* _Supplied material_:
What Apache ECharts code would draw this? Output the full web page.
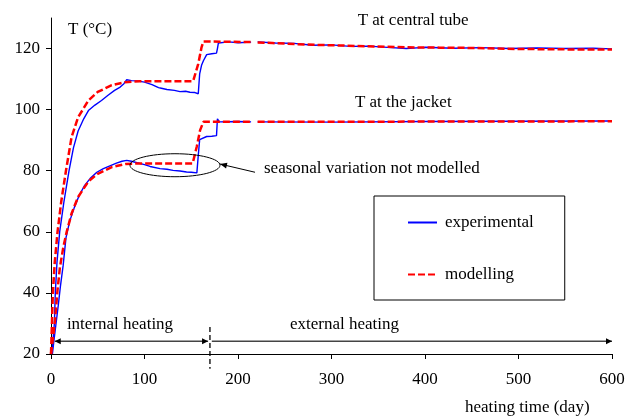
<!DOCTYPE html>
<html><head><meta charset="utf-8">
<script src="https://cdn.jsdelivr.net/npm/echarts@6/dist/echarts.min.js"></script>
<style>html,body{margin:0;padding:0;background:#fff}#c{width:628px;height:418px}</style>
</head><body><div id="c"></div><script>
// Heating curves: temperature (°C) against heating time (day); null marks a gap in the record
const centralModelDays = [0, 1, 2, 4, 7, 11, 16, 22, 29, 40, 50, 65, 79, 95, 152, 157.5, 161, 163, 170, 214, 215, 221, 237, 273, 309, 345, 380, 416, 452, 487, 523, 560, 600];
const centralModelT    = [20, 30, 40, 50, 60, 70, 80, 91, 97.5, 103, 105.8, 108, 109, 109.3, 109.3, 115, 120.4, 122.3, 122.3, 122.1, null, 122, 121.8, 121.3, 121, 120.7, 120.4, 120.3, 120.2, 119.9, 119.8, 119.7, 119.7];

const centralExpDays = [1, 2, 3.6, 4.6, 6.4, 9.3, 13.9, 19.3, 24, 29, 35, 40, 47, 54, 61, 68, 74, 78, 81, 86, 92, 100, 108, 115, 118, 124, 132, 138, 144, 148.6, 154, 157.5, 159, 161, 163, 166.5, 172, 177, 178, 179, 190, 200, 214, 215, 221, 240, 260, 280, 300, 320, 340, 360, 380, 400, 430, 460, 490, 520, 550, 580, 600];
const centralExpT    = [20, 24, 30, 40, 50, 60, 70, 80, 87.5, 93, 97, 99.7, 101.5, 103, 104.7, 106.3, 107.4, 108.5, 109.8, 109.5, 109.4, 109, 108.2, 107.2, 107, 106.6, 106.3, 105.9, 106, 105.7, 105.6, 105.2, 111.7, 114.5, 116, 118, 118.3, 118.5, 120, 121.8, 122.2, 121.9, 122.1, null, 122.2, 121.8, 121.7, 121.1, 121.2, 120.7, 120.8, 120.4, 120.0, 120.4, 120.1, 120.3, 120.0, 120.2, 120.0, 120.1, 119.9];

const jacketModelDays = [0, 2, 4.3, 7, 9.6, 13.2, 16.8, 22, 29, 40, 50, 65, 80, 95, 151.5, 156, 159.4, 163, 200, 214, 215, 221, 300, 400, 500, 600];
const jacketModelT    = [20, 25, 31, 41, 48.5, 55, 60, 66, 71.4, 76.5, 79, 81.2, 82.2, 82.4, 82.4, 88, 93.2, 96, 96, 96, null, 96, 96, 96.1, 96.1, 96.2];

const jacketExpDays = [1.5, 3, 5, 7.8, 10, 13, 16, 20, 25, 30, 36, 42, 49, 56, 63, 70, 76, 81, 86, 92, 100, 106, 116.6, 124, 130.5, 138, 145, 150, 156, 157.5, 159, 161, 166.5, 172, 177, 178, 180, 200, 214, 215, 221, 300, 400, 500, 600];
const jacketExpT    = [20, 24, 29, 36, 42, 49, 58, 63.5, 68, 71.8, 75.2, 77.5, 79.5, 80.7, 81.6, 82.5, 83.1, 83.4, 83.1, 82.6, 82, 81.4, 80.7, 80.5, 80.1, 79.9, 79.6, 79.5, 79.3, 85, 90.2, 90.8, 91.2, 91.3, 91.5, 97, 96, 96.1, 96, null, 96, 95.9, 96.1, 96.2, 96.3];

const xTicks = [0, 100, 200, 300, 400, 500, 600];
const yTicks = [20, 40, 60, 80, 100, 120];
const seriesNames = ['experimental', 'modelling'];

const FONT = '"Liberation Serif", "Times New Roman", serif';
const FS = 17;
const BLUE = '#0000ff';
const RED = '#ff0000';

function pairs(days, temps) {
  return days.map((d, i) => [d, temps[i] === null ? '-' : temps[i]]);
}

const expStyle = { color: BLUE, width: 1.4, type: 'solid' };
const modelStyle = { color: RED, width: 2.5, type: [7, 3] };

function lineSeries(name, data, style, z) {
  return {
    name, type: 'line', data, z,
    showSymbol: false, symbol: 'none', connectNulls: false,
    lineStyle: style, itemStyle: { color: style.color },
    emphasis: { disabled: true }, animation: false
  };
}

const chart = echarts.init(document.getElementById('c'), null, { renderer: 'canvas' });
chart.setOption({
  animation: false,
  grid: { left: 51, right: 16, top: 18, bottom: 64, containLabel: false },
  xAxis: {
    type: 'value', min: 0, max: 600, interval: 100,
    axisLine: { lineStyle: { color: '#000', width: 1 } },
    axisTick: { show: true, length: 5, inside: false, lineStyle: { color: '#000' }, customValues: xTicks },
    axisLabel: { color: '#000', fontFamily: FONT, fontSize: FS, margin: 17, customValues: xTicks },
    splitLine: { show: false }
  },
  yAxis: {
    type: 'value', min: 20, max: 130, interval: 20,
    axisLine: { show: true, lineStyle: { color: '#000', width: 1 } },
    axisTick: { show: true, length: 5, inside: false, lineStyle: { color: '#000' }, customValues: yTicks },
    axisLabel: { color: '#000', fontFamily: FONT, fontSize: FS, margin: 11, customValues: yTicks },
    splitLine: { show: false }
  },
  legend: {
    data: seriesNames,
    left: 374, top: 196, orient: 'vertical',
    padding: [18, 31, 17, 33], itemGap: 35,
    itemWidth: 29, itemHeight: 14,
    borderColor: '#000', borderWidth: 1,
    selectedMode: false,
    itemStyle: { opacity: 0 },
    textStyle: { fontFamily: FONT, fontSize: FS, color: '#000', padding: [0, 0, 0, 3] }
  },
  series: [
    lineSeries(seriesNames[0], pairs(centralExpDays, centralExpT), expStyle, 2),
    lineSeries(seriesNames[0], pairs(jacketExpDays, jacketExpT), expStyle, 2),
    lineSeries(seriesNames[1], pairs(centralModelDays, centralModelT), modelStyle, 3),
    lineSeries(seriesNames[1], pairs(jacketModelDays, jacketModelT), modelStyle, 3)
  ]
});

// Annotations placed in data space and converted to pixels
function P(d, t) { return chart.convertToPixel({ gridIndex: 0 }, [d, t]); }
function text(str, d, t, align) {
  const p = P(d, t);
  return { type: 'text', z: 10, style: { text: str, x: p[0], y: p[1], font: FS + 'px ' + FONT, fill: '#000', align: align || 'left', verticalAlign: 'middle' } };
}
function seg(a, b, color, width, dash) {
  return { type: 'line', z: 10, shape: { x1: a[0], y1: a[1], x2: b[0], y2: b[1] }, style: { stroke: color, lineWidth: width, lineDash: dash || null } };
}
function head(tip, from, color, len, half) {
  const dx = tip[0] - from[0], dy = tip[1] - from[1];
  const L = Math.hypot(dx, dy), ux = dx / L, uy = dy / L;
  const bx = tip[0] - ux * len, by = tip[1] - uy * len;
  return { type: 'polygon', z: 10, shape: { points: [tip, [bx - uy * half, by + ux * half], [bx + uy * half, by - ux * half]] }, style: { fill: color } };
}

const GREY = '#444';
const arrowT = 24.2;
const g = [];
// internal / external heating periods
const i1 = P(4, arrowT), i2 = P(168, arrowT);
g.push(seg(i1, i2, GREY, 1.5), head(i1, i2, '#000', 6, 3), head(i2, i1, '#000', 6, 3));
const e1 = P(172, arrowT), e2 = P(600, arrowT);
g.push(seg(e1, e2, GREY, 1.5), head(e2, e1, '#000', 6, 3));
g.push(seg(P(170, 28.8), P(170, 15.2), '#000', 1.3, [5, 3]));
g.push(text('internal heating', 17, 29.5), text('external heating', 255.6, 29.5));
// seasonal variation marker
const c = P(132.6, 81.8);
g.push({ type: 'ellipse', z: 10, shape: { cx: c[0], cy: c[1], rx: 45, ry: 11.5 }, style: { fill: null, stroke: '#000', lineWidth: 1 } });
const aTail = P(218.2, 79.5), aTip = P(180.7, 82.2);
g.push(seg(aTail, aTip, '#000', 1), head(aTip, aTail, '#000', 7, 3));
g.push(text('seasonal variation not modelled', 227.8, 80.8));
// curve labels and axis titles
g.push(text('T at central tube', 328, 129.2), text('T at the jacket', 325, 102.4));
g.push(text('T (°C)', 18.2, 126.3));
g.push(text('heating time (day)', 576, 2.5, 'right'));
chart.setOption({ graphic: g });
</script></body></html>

* _What is required_: Everything from the first line to the line with "120.0, 120.1, 119.9];" must be repeated exactly, and nothing else. Leave the pictures out.

* _Complete answer_:
What Apache ECharts code would draw this? Output the full web page.
<!DOCTYPE html>
<html><head><meta charset="utf-8">
<script src="https://cdn.jsdelivr.net/npm/echarts@6/dist/echarts.min.js"></script>
<style>html,body{margin:0;padding:0;background:#fff}#c{width:628px;height:418px}</style>
</head><body><div id="c"></div><script>
// Heating curves: temperature (°C) against heating time (day); null marks a gap in the record
const centralModelDays = [0, 1, 2, 4, 7, 11, 16, 22, 29, 40, 50, 65, 79, 95, 152, 157.5, 161, 163, 170, 214, 215, 221, 237, 273, 309, 345, 380, 416, 452, 487, 523, 560, 600];
const centralModelT    = [20, 30, 40, 50, 60, 70, 80, 91, 97.5, 103, 105.8, 108, 109, 109.3, 109.3, 115, 120.4, 122.3, 122.3, 122.1, null, 122, 121.8, 121.3, 121, 120.7, 120.4, 120.3, 120.2, 119.9, 119.8, 119.7, 119.7];

const centralExpDays = [1, 2, 3.6, 4.6, 6.4, 9.3, 13.9, 19.3, 24, 29, 35, 40, 47, 54, 61, 68, 74, 78, 81, 86, 92, 100, 108, 115, 118, 124, 132, 138, 144, 148.6, 154, 157.5, 159, 161, 163, 166.5, 172, 177, 178, 179, 190, 200, 214, 215, 221, 240, 260, 280, 300, 320, 340, 360, 380, 400, 430, 460, 490, 520, 550, 580, 600];
const centralExpT    = [20, 24, 30, 40, 50, 60, 70, 80, 87.5, 93, 97, 99.7, 101.5, 103, 104.7, 106.3, 107.4, 108.5, 109.8, 109.5, 109.4, 109, 108.2, 107.2, 107, 106.6, 106.3, 105.9, 106, 105.7, 105.6, 105.2, 111.7, 114.5, 116, 118, 118.3, 118.5, 120, 121.8, 122.2, 121.9, 122.1, null, 122.2, 121.8, 121.7, 121.1, 121.2, 120.7, 120.8, 120.4, 120.0, 120.4, 120.1, 120.3, 120.0, 120.2, 120.0, 120.1, 119.9];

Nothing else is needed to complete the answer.